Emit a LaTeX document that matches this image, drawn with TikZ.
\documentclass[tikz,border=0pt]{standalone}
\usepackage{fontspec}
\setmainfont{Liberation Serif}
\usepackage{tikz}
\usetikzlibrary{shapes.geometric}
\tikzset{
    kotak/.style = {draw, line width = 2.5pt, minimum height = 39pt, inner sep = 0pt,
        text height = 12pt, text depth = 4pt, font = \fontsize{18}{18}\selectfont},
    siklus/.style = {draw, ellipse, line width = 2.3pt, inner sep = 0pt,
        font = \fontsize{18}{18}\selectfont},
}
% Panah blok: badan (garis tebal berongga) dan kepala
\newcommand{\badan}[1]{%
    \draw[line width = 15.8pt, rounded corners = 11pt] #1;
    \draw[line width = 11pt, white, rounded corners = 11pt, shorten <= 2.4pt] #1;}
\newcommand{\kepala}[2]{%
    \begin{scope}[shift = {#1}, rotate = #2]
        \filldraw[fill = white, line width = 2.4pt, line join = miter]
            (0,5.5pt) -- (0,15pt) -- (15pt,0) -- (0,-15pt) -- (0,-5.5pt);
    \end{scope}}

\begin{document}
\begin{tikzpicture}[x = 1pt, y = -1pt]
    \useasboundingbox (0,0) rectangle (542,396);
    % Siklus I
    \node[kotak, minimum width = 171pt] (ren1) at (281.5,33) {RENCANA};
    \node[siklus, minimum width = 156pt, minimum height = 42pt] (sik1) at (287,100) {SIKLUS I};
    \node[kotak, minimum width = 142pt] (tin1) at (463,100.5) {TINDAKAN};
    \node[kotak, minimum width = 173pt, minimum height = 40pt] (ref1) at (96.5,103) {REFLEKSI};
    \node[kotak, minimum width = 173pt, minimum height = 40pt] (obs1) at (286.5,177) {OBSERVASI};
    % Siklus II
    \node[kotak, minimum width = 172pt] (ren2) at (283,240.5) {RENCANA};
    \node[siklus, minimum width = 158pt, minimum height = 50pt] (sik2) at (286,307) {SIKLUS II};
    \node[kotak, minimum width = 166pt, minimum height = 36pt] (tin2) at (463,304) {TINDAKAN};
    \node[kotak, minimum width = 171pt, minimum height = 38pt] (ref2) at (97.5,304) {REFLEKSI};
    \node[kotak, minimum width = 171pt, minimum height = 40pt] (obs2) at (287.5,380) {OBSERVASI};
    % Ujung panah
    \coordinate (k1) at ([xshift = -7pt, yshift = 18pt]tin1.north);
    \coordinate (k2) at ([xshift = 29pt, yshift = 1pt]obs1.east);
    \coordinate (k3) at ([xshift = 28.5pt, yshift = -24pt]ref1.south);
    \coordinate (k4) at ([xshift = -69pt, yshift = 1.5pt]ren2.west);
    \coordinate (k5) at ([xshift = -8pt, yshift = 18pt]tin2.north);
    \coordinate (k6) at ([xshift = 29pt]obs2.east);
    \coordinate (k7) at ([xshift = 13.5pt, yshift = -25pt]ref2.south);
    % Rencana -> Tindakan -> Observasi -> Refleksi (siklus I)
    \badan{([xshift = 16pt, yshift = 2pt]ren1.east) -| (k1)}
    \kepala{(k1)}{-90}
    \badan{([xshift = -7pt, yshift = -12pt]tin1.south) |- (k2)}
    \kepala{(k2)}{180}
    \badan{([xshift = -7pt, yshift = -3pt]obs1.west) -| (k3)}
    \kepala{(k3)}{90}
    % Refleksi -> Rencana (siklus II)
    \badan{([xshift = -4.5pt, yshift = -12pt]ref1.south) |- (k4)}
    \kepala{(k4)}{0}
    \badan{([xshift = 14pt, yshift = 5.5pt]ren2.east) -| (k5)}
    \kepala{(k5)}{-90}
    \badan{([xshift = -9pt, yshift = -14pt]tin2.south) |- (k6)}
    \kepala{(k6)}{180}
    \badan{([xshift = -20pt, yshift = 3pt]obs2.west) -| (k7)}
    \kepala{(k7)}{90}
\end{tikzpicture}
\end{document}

> [Exercise prompt] Transcribe the entire listing above precisely.

> [Problem solution]
Emit a LaTeX document that matches this image, drawn with TikZ.
\documentclass[tikz,border=0pt]{standalone}
\usepackage{fontspec}
\setmainfont{Liberation Serif}
\usepackage{tikz}
\usetikzlibrary{shapes.geometric}
\tikzset{
    kotak/.style = {draw, line width = 2.5pt, minimum height = 39pt, inner sep = 0pt,
        text height = 12pt, text depth = 4pt, font = \fontsize{18}{18}\selectfont},
    siklus/.style = {draw, ellipse, line width = 2.3pt, inner sep = 0pt,
        font = \fontsize{18}{18}\selectfont},
}
% Panah blok: badan (garis tebal berongga) dan kepala
\newcommand{\badan}[1]{%
    \draw[line width = 15.8pt, rounded corners = 11pt] #1;
    \draw[line width = 11pt, white, rounded corners = 11pt, shorten <= 2.4pt] #1;}
\newcommand{\kepala}[2]{%
    \begin{scope}[shift = {#1}, rotate = #2]
        \filldraw[fill = white, line width = 2.4pt, line join = miter]
            (0,5.5pt) -- (0,15pt) -- (15pt,0) -- (0,-15pt) -- (0,-5.5pt);
    \end{scope}}

\begin{document}
\begin{tikzpicture}[x = 1pt, y = -1pt]
    \useasboundingbox (0,0) rectangle (542,396);
    % Siklus I
    \node[kotak, minimum width = 171pt] (ren1) at (281.5,33) {RENCANA};
    \node[siklus, minimum width = 156pt, minimum height = 42pt] (sik1) at (287,100) {SIKLUS I};
    \node[kotak, minimum width = 142pt] (tin1) at (463,100.5) {TINDAKAN};
    \node[kotak, minimum width = 173pt, minimum height = 40pt] (ref1) at (96.5,103) {REFLEKSI};
    \node[kotak, minimum width = 173pt, minimum height = 40pt] (obs1) at (286.5,177) {OBSERVASI};
    % Siklus II
    \node[kotak, minimum width = 172pt] (ren2) at (283,240.5) {RENCANA};
    \node[siklus, minimum width = 158pt, minimum height = 50pt] (sik2) at (286,307) {SIKLUS II};
    \node[kotak, minimum width = 166pt, minimum height = 36pt] (tin2) at (463,304) {TINDAKAN};
    \node[kotak, minimum width = 171pt, minimum height = 38pt] (ref2) at (97.5,304) {REFLEKSI};
    \node[kotak, minimum width = 171pt, minimum height = 40pt] (obs2) at (287.5,380) {OBSERVASI};
    % Ujung panah
    \coordinate (k1) at ([xshift = -7pt, yshift = 18pt]tin1.north);
    \coordinate (k2) at ([xshift = 29pt, yshift = 1pt]obs1.east);
    \coordinate (k3) at ([xshift = 28.5pt, yshift = -24pt]ref1.south);
    \coordinate (k4) at ([xshift = -69pt, yshift = 1.5pt]ren2.west);
    \coordinate (k5) at ([xshift = -8pt, yshift = 18pt]tin2.north);
    \coordinate (k6) at ([xshift = 29pt]obs2.east);
    \coordinate (k7) at ([xshift = 13.5pt, yshift = -25pt]ref2.south);
    % Rencana -> Tindakan -> Observasi -> Refleksi (siklus I)
    \badan{([xshift = 16pt, yshift = 2pt]ren1.east) -| (k1)}
    \kepala{(k1)}{-90}
    \badan{([xshift = -7pt, yshift = -12pt]tin1.south) |- (k2)}
    \kepala{(k2)}{180}
    \badan{([xshift = -7pt, yshift = -3pt]obs1.west) -| (k3)}
    \kepala{(k3)}{90}
    % Refleksi -> Rencana (siklus II)
    \badan{([xshift = -4.5pt, yshift = -12pt]ref1.south) |- (k4)}
    \kepala{(k4)}{0}
    \badan{([xshift = 14pt, yshift = 5.5pt]ren2.east) -| (k5)}
    \kepala{(k5)}{-90}
    \badan{([xshift = -9pt, yshift = -14pt]tin2.south) |- (k6)}
    \kepala{(k6)}{180}
    \badan{([xshift = -20pt, yshift = 3pt]obs2.west) -| (k7)}
    \kepala{(k7)}{90}
\end{tikzpicture}
\end{document}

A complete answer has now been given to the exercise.